─── Record list ───

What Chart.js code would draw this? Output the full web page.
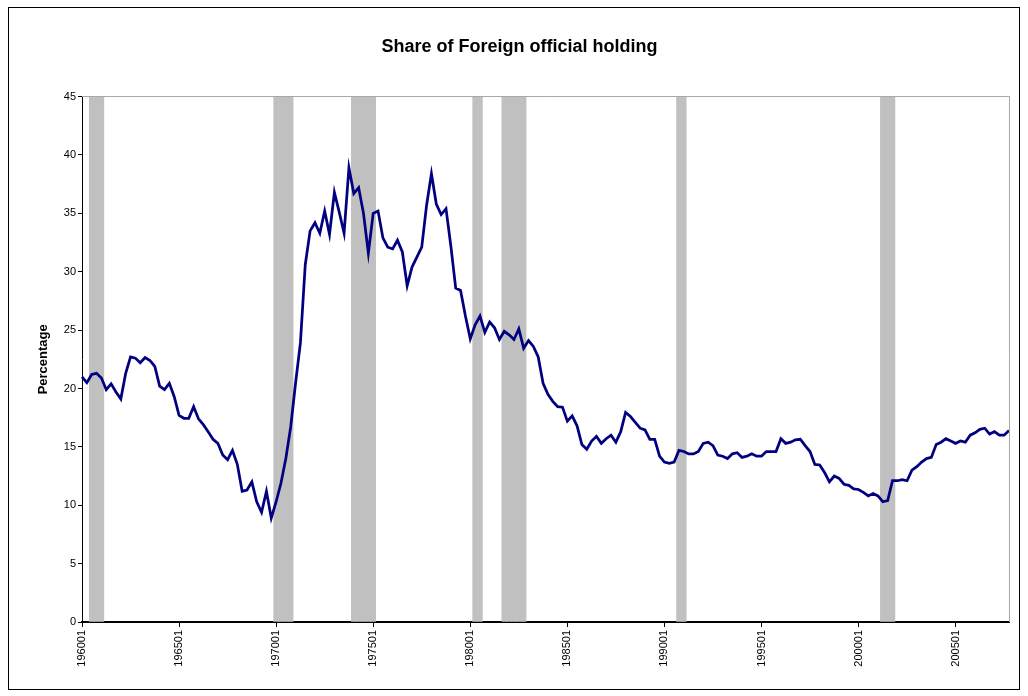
<!DOCTYPE html>
<html>
<head>
<meta charset="utf-8">
<title>Share of Foreign official holding</title>
<script src="https://cdn.jsdelivr.net/npm/chart.js@4.4.1/dist/chart.umd.min.js"></script>
<style>
  html, body { margin: 0; padding: 0; background: #fff; }
  #wrap { position: relative; width: 1028px; height: 696px; }
  #frame { position: absolute; left: 8px; top: 7px; width: 1012px; height: 683px; border: 1px solid #000; box-sizing: border-box; pointer-events: none; }
</style>
</head>
<body>
<div id="wrap">
  <canvas id="chart" width="1028" height="696"></canvas>
  <div id="frame"></div>
</div>
<script>
// quarterly series, 1960Q1 .. 2007Q4
const firstYear = 1960;
const lastYear = 2007;

// share of foreign official holding, percent (one row per year)
const share = [
  21.0, 20.5, 21.2, 21.3,   // 1960
  20.9, 19.9, 20.4, 19.7,
  19.1, 21.3, 22.7, 22.6,
  22.2, 22.65, 22.4, 21.9,
  20.2, 19.9, 20.45, 19.3,
  17.7, 17.45, 17.45, 18.45, // 1965
  17.4, 16.9, 16.3, 15.65,
  15.3, 14.3, 13.9, 14.7,
  13.5, 11.2, 11.3, 12.0,
  10.3, 9.4, 11.2, 8.9,
  10.3, 11.9, 14.0, 16.7,   // 1970
  20.45, 23.9, 30.6, 33.5,
  34.2, 33.3, 35.2, 33.2,
  36.8, 35.1, 33.3, 38.9,
  36.7, 37.2, 35.0, 31.6,
  35.0, 35.2, 32.9, 32.1,   // 1975
  31.96, 32.7, 31.7, 28.8,
  30.4, 31.25, 32.1, 35.7,
  38.4, 35.8, 34.9, 35.4,
  32.2, 28.6, 28.4, 26.2,
  24.25, 25.45, 26.2, 24.8, // 1980
  25.7, 25.2, 24.2, 24.9,
  24.6, 24.2, 25.1, 23.45,
  24.1, 23.6, 22.7, 20.45,
  19.5, 18.9, 18.45, 18.4,
  17.2, 17.65, 16.8, 15.2,  // 1985
  14.8, 15.5, 15.9, 15.3,
  15.7, 16.0, 15.4, 16.3,
  17.95, 17.6, 17.1, 16.6,
  16.45, 15.65, 15.65, 14.2,
  13.7, 13.6, 13.7, 14.7,   // 1990
  14.6, 14.4, 14.4, 14.6,
  15.3, 15.4, 15.1, 14.3,
  14.2, 14.0, 14.4, 14.5,
  14.1, 14.2, 14.4, 14.2,
  14.2, 14.6, 14.6, 14.6,   // 1995
  15.7, 15.3, 15.4, 15.6,
  15.65, 15.1, 14.6, 13.5,
  13.45, 12.8, 12.0, 12.5,
  12.3, 11.8, 11.7, 11.4,
  11.35, 11.1, 10.8, 11.0,  // 2000
  10.8, 10.3, 10.4, 12.1,
  12.1, 12.2, 12.1, 13.0,
  13.3, 13.7, 14.0, 14.1,
  15.2, 15.4, 15.7, 15.5,
  15.3, 15.5, 15.4, 16.0,   // 2005
  16.2, 16.5, 16.6, 16.1,
  16.3, 16.0, 16.0, 16.4,
];

// shaded recession quarters, first and last
const recessions = [
  ['196003', '196101'],
  ['197001', '197004'],
  ['197401', '197501'],
  ['198002', '198003'],
  ['198104', '198204'],
  ['199004', '199101'],
  ['200102', '200104'],
];

const yTicks = [0, 5, 10, 15, 20, 25, 30, 35, 40, 45];
const labelEvery = 20; // one label each 5 years

const quarters = [];
for (let y = firstYear; y <= lastYear; y++) {
  for (let q = 1; q <= 4; q++) quarters.push(`${y}0${q}`);
}

const yMax = yTicks[yTicks.length - 1];
const shade = quarters.map(() => null);
recessions.forEach(([from, to]) => {
  const a = quarters.indexOf(from);
  const b = quarters.indexOf(to);
  for (let i = a; i <= b; i++) shade[i] = yMax;
});

Chart.defaults.font.family = "'Liberation Sans', Arial, sans-serif";
Chart.defaults.color = '#000';

// grey top/right edge of the plot area, like the spreadsheet original
const plotEdge = {
  id: 'plotEdge',
  afterDatasetsDraw(chart) {
    const { ctx, chartArea: a } = chart;
    ctx.save();
    ctx.strokeStyle = '#a8a8a8';
    ctx.lineWidth = 1;
    ctx.beginPath();
    ctx.moveTo(a.left, Math.floor(a.top) + 0.5);
    ctx.lineTo(Math.floor(a.right) + 0.5, Math.floor(a.top) + 0.5);
    ctx.lineTo(Math.floor(a.right) + 0.5, a.bottom);
    ctx.stroke();
    ctx.restore();
  },
};

const tickFont = { size: 11 };

new Chart(document.getElementById('chart').getContext('2d'), {
  type: 'line',
  data: {
    labels: quarters,
    datasets: [
      {
        type: 'line',
        label: 'Share',
        data: share,
        borderColor: '#000080',
        borderWidth: 2.75,
        pointRadius: 0,
        tension: 0,
        order: 0,
      },
      {
        type: 'bar',
        label: 'Recession',
        data: shade,
        backgroundColor: '#c0c0c0',
        borderWidth: 0,
        barPercentage: 1,
        categoryPercentage: 1,
        order: 1,
      },
    ],
  },
  options: {
    responsive: false,
    animation: false,
    events: [],
    layout: { padding: { left: 30, right: 19, top: 9, bottom: 14 } },
    plugins: {
      legend: { display: false },
      tooltip: { enabled: false },
      title: {
        display: true,
        text: 'Share of Foreign official holding',
        font: { size: 18, weight: 'bold' },
        padding: { top: 27, bottom: 39 },
      },
    },
    scales: {
      x: {
        type: 'category',
        offset: false,
        afterFit: (scale) => { scale.height = 60; },
        afterBuildTicks: (scale) => {
          scale.ticks = scale.ticks.filter((t) => t.value % labelEvery === 0);
        },
        grid: {
          offset: false,
          drawOnChartArea: false,
          drawTicks: true,
          tickLength: 5,
          tickColor: '#000',
          tickWidth: 1,
        },
        border: { display: true, color: '#000', width: 2 },
        ticks: {
          autoSkip: false,
          maxRotation: 90,
          minRotation: 90,
          padding: 3,
          font: tickFont,
          callback(value) { return this.getLabelForValue(value); },
        },
      },
      y: {
        min: 0,
        max: yMax,
        afterFit: (scale) => { scale.width = 52; },
        afterBuildTicks: (scale) => { scale.ticks = yTicks.map((v) => ({ value: v })); },
        grid: { drawOnChartArea: false, tickLength: 4, tickColor: '#000' },
        border: { color: '#000', width: 1 },
        ticks: { padding: 2, font: tickFont },
        title: {
          display: true,
          text: 'Percentage',
          font: { size: 13, weight: 'bold' },
          padding: { top: 6, bottom: 0 },
        },
      },
    },
  },
  plugins: [plotEdge],
});
</script>
</body>
</html>
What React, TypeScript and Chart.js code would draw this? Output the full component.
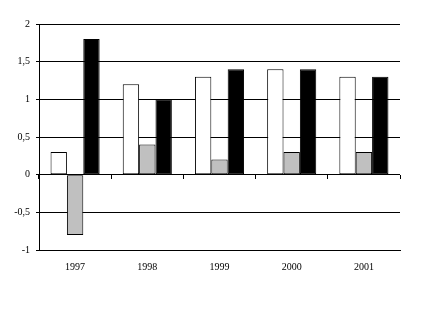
import React, { useEffect, useRef } from "react";
import { Chart, registerables } from "chart.js";

Chart.register(...registerables);

const categories = ["1997", "1998", "1999", "2000", "2001"];
const seriesWhite = [0.3, 1.2, 1.3, 1.4, 1.3];
const seriesGray = [-0.8, 0.4, 0.2, 0.3, 0.3];
const seriesBlack = [1.8, 1.0, 1.4, 1.4, 1.3];
const yTicks = [-1, -0.5, 0, 0.5, 1, 1.5, 2];

const font = { family: "'Liberation Serif', 'Times New Roman', serif", size: 10 };

export default function App() {
  const ref = useRef<HTMLCanvasElement | null>(null);
  useEffect(() => {
    if (!ref.current) return;
    const ds = (data: number[], bg: string) => ({
      data,
      backgroundColor: bg,
      borderColor: "#000000",
      borderWidth: 1,
      borderSkipped: false as const,
      inflateAmount: 0,
      categoryPercentage: 0.68,
      barPercentage: 1,
      xAxisID: "x",
    });
    const chart = new Chart(ref.current, {
      type: "bar",
      data: {
        labels: categories,
        datasets: [ds(seriesWhite, "#ffffff"), ds(seriesGray, "#c0c0c0"), ds(seriesBlack, "#000000")],
      },
      options: {
        animation: false,
        responsive: false,
        maintainAspectRatio: false,
        layout: { padding: { left: 0, top: 24, right: 27, bottom: 0 } },
        plugins: { legend: { display: false }, tooltip: { enabled: false } },
        scales: {
          x: {
            position: "bottom",
            grid: { display: false, drawTicks: false },
            border: { display: true, color: "#000000" },
            ticks: { color: "#000000", font, padding: 11, maxRotation: 0 },
            afterFit: (s: any) => {
              s.height = 66;
            },
          },
          x2: {
            position: { y: 0 } as any,
            labels: categories,
            grid: { display: true, offset: true, drawOnChartArea: false, drawTicks: true, tickLength: 4, color: "#000000" },
            border: { display: false },
            ticks: { display: false },
          },
          y: {
            min: -1,
            max: 2,
            afterBuildTicks: (s: any) => {
              s.ticks = yTicks.map((v) => ({ value: v }));
            },
            grid: { color: "#000000", tickLength: 3, drawTicks: true },
            border: { display: true, color: "#000000" },
            ticks: {
              color: "#000000",
              font,
              padding: 6,
              callback: (v: any) => String(v).replace(".", ","),
            },
            afterFit: (s: any) => {
              s.width = 39;
            },
          },
        },
      },
    });
    return () => chart.destroy();
  }, []);
  return (
    <div style={{ position: "fixed", left: 0, top: 0, width: 427, height: 316, background: "#fff" }}>
      <canvas ref={ref} width={427} height={316} />
    </div>
  );
}
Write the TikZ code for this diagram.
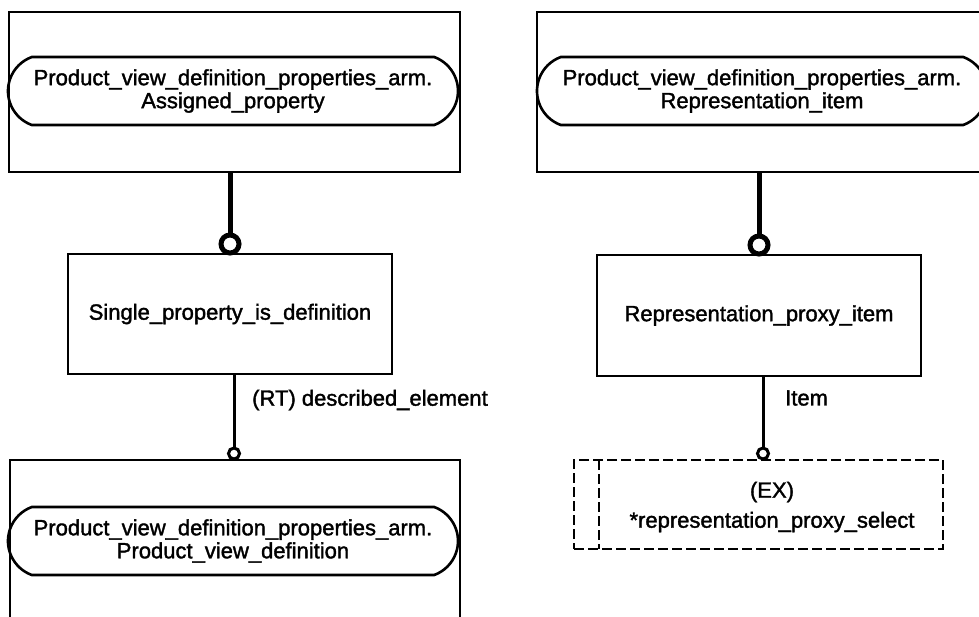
\documentclass[tikz,border=0pt]{standalone}
\usepackage{fontspec}
\setmainfont{Liberation Sans}[BoldFont=Liberation Sans, BoldFeatures={FakeBold=1.6}]
\usetikzlibrary{shapes.misc}
\begin{document}
\begin{tikzpicture}[x=1pt,y=-1pt,
  every node/.style={font=\fontsize{22}{23}\selectfont\bfseries},
  ent/.style={draw, rectangle, line width=2.6pt, inner sep=0pt, outer sep=0pt},
  capsule/.style={draw, rounded rectangle, rounded rectangle arc length=140, line width=2.6pt, inner sep=0pt, outer sep=0pt, align=center},
  selbox/.style={draw, rectangle, line width=2.6pt, dash pattern=on 10pt off 4pt, inner sep=0pt, outer sep=0pt},
  bigring/.style={draw, circle, line width=5pt, minimum size=18pt, inner sep=0pt, outer sep=0pt, fill=white},
  smallring/.style={draw, circle, line width=3pt, minimum size=11pt, inner sep=0pt, outer sep=0pt, fill=white},
  thickrel/.style={line width=5pt},
  thinrel/.style={line width=3pt},
  lbl/.style={anchor=west, inner sep=0pt}
]
\path[use as bounding box] (0,0) rectangle (979,616);
\clip (0,0) rectangle (979,616);

% top left entity
\node[ent, minimum width=451pt, minimum height=160pt] (tl) at (234.5,92) {};
\node[capsule, minimum width=450pt, minimum height=68pt] (tlc) at (233,91)
  {Product\_view\_definition\_properties\_arm.\\Assigned\_property};

% top right entity
\node[ent, minimum width=463pt, minimum height=160pt] (tr) at (768.5,92) {};
\node[capsule, minimum width=450pt, minimum height=68pt] (trc) at (762,91)
  {Product\_view\_definition\_properties\_arm.\\Representation\_item};

% middle entities
\node[ent, minimum width=324pt, minimum height=120pt] (ml) at (230,314) {Single\_property\_is\_definition};
\node[ent, minimum width=324pt, minimum height=121pt] (mr) at (759,315.5) {Representation\_proxy\_item};

% bottom left entity
\node[ent, minimum width=450pt, minimum height=180pt] (bl) at (235,550) {};
\node[capsule, minimum width=450pt, minimum height=68pt] (blc) at (233,541)
  {Product\_view\_definition\_properties\_arm.\\Product\_view\_definition};

% bottom right select
\node[selbox, minimum width=369pt, minimum height=89pt] (br) at (758.5,504.5) {};
\coordinate (brin) at (599,460);
\draw[line width=2.6pt, dash pattern=on 10pt off 4pt] (brin) -- (brin |- br.south);
\node[align=center, inner sep=0pt, font=\fontsize{22}{30}\selectfont\bfseries] (brt) at (772,507)
  {(EX)\\*representation\_proxy\_select};

% rings
\node[bigring] (r1) at (230,244) {};
\node[bigring] (r2) at (759,245) {};
\node[smallring] (s1) at (234,453.5) {};
\node[smallring] (s2) at (763,453.5) {};

% connectors
\draw[thickrel] (r1 |- tl.south) -- (r1.north);
\draw[thickrel] (r2 |- tr.south) -- (r2.north);
\draw[thinrel] (s1 |- ml.south) -- (s1.north);
\draw[thinrel] (s2 |- mr.south) -- (s2.north);

% labels
\node[lbl] (l1) at (252,400) {(RT) described\_element};
\node[lbl] (l2) at (785,398) {Item};
\end{tikzpicture}
\end{document}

───

#### Your goal:
Report the number of lines in the listing where the string "would" appears, and nothing besides.

#### Correct response:
2